The Defense Department is mixing old and new technologies to speed logistics and provide better inventory insight.
After playing a pivotal role in developing and popularizing radio-frequency identification (RFID) systems, the Defense Department is looking to take the inventory tracking and monitoring technology to the next stage through mesh networks and other cutting-edge systems. DOD is leveraging existing and emerging RFID location technologies to give logistics personnel across all services greater knowledge about where specific items are located.
Mark Lieberman, automatic identification technology (AIT) program manager for the Defense Logistics Agency (DLA), headquartered at Fort Belvoir, Va., said his organization is building on past RFID successes and the technology has already generated substantial benefits in inventory visibility and streamlined management processes. “It’s more efficient because we’re reducing errors, we’re streamlining the business process,” he said.
Relying on conventional passive tag RFID technology, which requires no internal power source, DOD already gives logistics personnel anywhere in the world the ability to electronically peek inside pallet and container shipments to pinpoint specific items. “This requires applying the passive RFID tags to each case or item and then applying a ‘parent’ RFID tag to the entire pallet [or container],” said Mary Ann Wagner, president of Cubic Global Tracking Solutions, a company that supplies a variety of RFID technologies to DOD. “This grouping of tags is associated with the TCN [transportation control number] of the shipments, which provides a detailed description of the items that’s then displayed in the information system of the organization,” she said.
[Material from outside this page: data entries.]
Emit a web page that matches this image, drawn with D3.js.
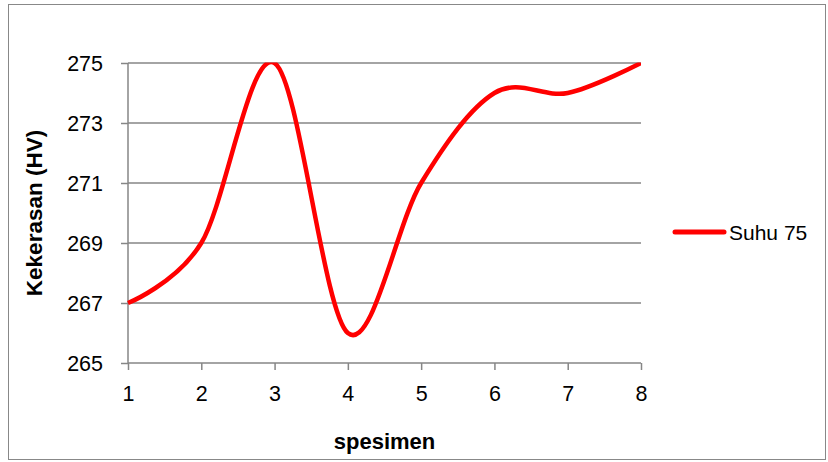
<!DOCTYPE html>
<html>
<head>
<meta charset="utf-8">
<script src="https://cdn.jsdelivr.net/npm/d3@7"></script>
<style>
  body { margin: 0; background: #fff; }
  svg text { font-family: "Liberation Sans", Arial, sans-serif; fill: #000; }
</style>
</head>
<body>
<svg id="chart" width="828" height="462"></svg>
<script>
// data
var specimens = [1, 2, 3, 4, 5, 6, 7, 8];
var hardness = [267, 269, 275, 266, 271, 274, 274, 275];
var yTicks = [265, 267, 269, 271, 273, 275];
var seriesName = "Suhu 75";

var svg = d3.select("#chart");

var plotLeft = 128, plotRight = 641, plotTop = 63, plotBottom = 363;

var x = d3.scaleLinear()
    .domain([1, 8])
    .range([plotLeft, plotRight]);

var y = d3.scaleLinear()
    .domain([265, 275])
    .range([plotBottom, plotTop]);

// outer frame
svg.append("rect")
    .attr("x", 8.5)
    .attr("y", 4.5)
    .attr("width", 817)
    .attr("height", 455)
    .attr("fill", "white")
    .attr("stroke", "#888")
    .attr("stroke-width", 1);

// gridlines
svg.selectAll(".grid")
    .data(yTicks.slice(1))
    .enter()
    .append("line")
    .attr("class", "grid")
    .attr("x1", plotLeft)
    .attr("x2", plotRight)
    .attr("y1", d => y(d))
    .attr("y2", d => y(d))
    .attr("stroke", "#868686")
    .attr("stroke-width", 1.5);

// y axis
var yAxis = d3.axisLeft(y)
    .tickValues(yTicks)
    .tickSize(7)
    .tickPadding(18);

var gy = svg.append("g")
    .attr("transform", "translate(" + plotLeft + ",0)")
    .call(yAxis);
gy.select(".domain").remove();
gy.append("line")
    .attr("x1", 0).attr("x2", 0)
    .attr("y1", plotTop).attr("y2", plotBottom)
    .attr("stroke", "#868686")
    .attr("stroke-width", 1.5);
gy.selectAll(".tick line").attr("stroke", "#868686").attr("stroke-width", 1.5);
gy.selectAll(".tick text")
    .style("font-size", "21.5px")
    .attr("dy", "0.36em");

// x axis
var xAxis = d3.axisBottom(x)
    .tickValues(specimens)
    .tickFormat(d3.format("d"))
    .tickSize(7)
    .tickPadding(16);

var gx = svg.append("g")
    .attr("transform", "translate(0," + plotBottom + ")")
    .call(xAxis);
gx.select(".domain").remove();
gx.append("line")
    .attr("x1", plotLeft).attr("x2", plotRight)
    .attr("y1", 0).attr("y2", 0)
    .attr("stroke", "#868686")
    .attr("stroke-width", 1.5);
gx.selectAll(".tick line").attr("stroke", "#868686").attr("stroke-width", 1.5);
gx.selectAll(".tick text")
    .style("font-size", "21.5px");

// clip to plot area, like the original
svg.append("clipPath")
    .attr("id", "plotclip")
    .append("rect")
    .attr("x", plotLeft - 3)
    .attr("y", plotTop - 0.5)
    .attr("width", plotRight - plotLeft + 3)
    .attr("height", plotBottom - plotTop + 5);

var line = d3.line()
    .x((d, i) => x(specimens[i]))
    .y(d => y(d))
    .curve(d3.curveCardinal.tension(0));

svg.append("path")
    .datum(hardness)
    .attr("d", line)
    .attr("fill", "none")
    .attr("stroke", "#ff0000")
    .attr("stroke-width", 4.5)
    .attr("stroke-linejoin", "round")
    .attr("clip-path", "url(#plotclip)");

// axis titles
svg.append("text")
    .attr("x", (plotLeft + plotRight) / 2)
    .attr("y", 449)
    .attr("text-anchor", "middle")
    .style("font-size", "22px")
    .style("font-weight", "bold")
    .text("spesimen");

svg.append("text")
    .attr("transform", "translate(42," + ((plotTop + plotBottom) / 2) + ") rotate(-90)")
    .attr("text-anchor", "middle")
    .style("font-size", "22.5px")
    .style("font-weight", "bold")
    .text("Kekerasan (HV)");

// legend
svg.append("line")
    .attr("x1", 675)
    .attr("x2", 724)
    .attr("y1", 232)
    .attr("y2", 232)
    .attr("stroke", "#ff0000")
    .attr("stroke-width", 5)
    .attr("stroke-linecap", "round");

svg.append("text")
    .attr("x", 729)
    .attr("y", 240)
    .style("font-size", "21px")
    .text(seriesName);
</script>
</body>
</html>
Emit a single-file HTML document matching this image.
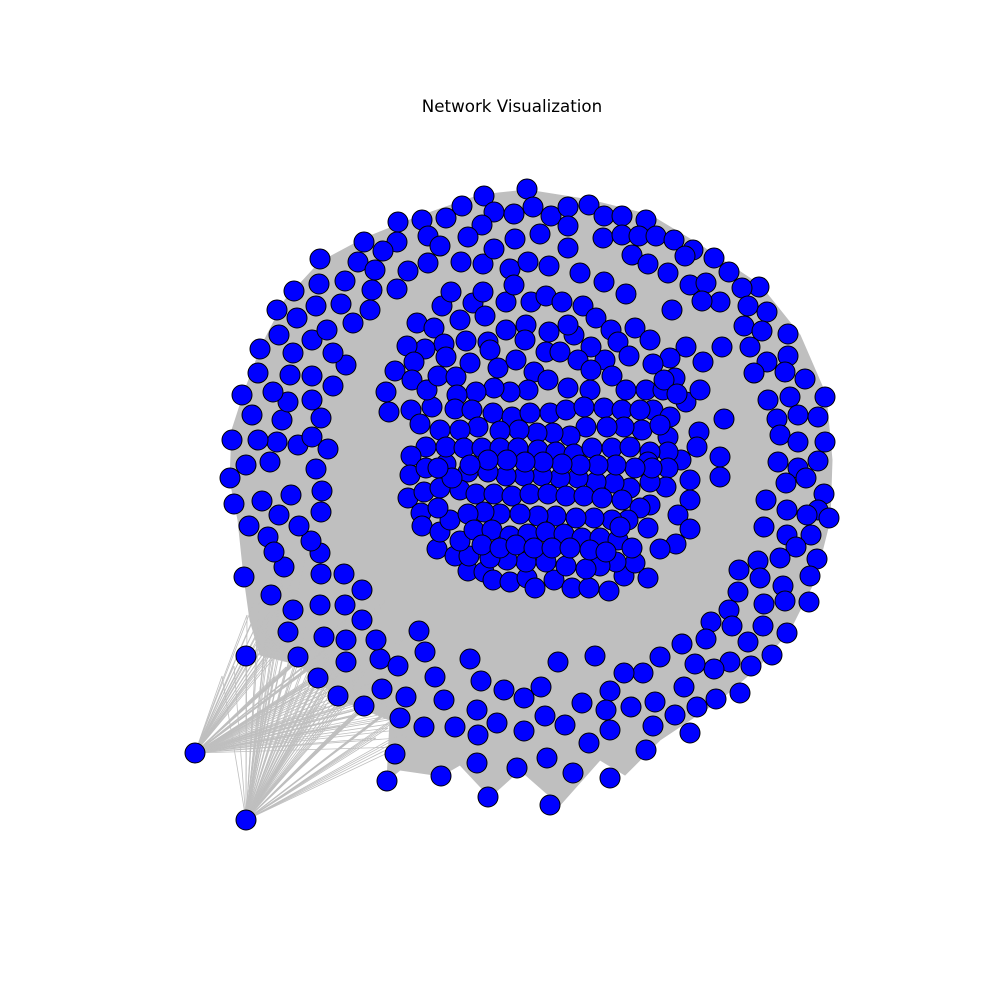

To make RFID faster, less expensive and easier to deploy in a wide range of environments, DOD is looking toward next-generation wireless solutions, such as mesh technology, in which individual tags are networked together. “Mesh technology supports self-forming and self-healing networks for applications such as yard management and sensor networks,” Wagner said. “The tags become a network and report their position and state back to an information system.”
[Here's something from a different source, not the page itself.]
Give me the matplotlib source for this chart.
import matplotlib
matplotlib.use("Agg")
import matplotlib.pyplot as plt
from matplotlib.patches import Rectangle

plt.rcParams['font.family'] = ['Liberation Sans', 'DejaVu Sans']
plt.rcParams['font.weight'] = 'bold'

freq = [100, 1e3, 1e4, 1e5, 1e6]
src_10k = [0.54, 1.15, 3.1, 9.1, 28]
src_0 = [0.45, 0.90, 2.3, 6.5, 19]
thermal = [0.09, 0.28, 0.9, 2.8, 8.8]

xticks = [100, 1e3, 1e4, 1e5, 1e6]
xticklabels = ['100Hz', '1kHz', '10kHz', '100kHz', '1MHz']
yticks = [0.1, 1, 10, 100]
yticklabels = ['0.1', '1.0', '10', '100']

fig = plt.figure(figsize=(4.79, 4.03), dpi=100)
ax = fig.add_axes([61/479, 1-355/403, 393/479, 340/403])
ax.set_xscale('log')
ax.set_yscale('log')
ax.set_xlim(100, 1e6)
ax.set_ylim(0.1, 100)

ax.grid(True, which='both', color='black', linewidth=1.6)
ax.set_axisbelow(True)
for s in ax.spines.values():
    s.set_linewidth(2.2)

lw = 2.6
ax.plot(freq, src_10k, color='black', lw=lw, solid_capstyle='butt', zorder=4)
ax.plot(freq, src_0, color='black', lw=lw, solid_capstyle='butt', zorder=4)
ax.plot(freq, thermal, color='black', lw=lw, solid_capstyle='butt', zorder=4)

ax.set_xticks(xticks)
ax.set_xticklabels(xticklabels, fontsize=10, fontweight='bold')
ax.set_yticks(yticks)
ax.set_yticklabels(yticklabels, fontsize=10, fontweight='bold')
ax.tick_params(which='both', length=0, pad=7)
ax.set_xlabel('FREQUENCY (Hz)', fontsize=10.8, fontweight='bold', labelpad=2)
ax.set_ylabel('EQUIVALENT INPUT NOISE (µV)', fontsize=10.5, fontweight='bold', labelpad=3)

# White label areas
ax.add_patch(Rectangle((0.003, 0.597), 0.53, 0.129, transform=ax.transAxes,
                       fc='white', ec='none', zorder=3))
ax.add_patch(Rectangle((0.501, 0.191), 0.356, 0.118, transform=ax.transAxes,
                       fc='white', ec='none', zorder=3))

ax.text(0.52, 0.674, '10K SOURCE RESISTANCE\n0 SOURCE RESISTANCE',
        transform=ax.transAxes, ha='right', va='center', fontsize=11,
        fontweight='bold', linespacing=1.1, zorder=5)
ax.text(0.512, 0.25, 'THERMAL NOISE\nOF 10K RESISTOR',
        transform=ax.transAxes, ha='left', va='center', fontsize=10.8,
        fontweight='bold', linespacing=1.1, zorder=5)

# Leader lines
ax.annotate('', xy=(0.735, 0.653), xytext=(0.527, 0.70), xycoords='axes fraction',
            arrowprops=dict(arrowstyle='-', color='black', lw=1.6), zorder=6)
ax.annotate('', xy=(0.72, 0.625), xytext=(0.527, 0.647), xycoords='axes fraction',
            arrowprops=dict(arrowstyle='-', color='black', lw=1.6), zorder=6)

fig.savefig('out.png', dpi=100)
Although conventional RFID systems require fixed readers positioned at strategic locations, such as at yard gates, a mesh network provides continuous asset visibility from any location within the system’s range. “For management of vehicles in a yard, the data provides better information for the planning and staging of vehicles,” Wagner said. “In all cases, the data provides asset visibility for uniforms, vehicles, engine components and so on, and that data helps logistics specialists and others make real-life daily decisions on what material is to be stored, utilized or moved,” Wagner said.
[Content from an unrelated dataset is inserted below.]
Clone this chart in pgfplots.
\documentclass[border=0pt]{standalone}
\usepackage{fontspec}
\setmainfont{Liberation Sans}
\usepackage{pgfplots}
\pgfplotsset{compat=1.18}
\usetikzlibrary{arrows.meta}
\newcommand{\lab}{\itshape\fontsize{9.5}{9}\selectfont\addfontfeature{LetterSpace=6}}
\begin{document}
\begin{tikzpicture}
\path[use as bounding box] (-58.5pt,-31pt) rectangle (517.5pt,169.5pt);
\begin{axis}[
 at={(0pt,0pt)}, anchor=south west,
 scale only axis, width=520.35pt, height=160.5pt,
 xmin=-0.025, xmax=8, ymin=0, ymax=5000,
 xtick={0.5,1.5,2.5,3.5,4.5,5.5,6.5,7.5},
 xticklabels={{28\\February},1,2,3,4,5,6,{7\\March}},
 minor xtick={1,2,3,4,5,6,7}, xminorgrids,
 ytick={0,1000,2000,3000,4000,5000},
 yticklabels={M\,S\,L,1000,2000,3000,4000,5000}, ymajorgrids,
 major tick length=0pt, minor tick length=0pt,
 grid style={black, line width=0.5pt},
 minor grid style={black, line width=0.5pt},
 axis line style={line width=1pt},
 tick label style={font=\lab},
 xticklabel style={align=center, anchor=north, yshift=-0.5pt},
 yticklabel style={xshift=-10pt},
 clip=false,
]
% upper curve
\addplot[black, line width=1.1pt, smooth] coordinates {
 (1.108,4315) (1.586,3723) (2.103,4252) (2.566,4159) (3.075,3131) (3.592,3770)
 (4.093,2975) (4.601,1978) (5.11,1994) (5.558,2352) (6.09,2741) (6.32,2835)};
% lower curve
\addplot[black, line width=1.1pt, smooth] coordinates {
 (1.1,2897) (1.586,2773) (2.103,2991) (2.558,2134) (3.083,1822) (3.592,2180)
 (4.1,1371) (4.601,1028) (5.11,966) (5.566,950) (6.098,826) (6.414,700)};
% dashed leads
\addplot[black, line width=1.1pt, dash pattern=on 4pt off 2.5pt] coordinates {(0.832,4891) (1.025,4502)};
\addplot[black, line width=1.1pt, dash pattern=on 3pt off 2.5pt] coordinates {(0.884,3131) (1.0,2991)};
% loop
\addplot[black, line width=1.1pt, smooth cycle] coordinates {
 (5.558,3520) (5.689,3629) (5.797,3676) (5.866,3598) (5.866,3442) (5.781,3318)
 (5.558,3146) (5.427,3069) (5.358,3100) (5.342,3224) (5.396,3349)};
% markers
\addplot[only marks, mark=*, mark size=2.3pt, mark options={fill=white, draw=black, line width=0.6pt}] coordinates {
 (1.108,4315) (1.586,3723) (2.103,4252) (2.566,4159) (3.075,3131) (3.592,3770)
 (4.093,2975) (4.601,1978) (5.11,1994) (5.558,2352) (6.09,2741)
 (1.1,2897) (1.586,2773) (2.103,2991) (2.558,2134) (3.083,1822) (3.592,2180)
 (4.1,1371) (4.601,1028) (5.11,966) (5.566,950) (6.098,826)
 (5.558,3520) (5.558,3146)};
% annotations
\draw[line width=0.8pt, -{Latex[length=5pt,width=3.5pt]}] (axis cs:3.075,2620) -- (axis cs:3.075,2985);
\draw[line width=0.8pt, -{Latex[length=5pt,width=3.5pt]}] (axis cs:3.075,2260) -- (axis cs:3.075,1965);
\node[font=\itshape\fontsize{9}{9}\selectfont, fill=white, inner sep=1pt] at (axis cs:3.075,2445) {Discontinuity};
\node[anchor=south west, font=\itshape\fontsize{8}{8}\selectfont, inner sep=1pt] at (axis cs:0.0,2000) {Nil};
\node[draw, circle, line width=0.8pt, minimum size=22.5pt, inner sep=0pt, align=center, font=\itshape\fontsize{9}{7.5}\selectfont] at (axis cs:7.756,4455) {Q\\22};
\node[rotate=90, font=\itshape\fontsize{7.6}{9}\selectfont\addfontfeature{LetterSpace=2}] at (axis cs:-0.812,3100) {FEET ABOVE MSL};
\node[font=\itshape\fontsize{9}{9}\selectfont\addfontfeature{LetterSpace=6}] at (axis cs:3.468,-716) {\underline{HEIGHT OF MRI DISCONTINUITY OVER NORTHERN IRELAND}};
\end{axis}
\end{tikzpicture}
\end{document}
Mesh networks will supplement, not replace, existing RFID technologies, which will continue generating valuable monitoring and tracking data. “DOD is using the data it receives from passive and active RFID tags to perform both real-time decision making as well as life-cycle analysis,” Wagner said. “It helps with our demand planning,” Lieberman said.
Lieberman said RFID has been a boon to military logistics efficiency on both ends of the supply chain. “Now that vendors are tagging the materials coming to us, and we can read them at the door, we know exactly when material is arriving,” he said. “There’s no more waiting for human data entry.”
Such efficiency helps speed the fulfillment of back orders and gets materials to users in the field, up to the tactical edge, much more quickly than in the past when it was easy for shipment arrivals to go unrecorded for several days or more. “We can expedite material because we know when it came in the door and we can alert people to take action on that material,” Lieberman said.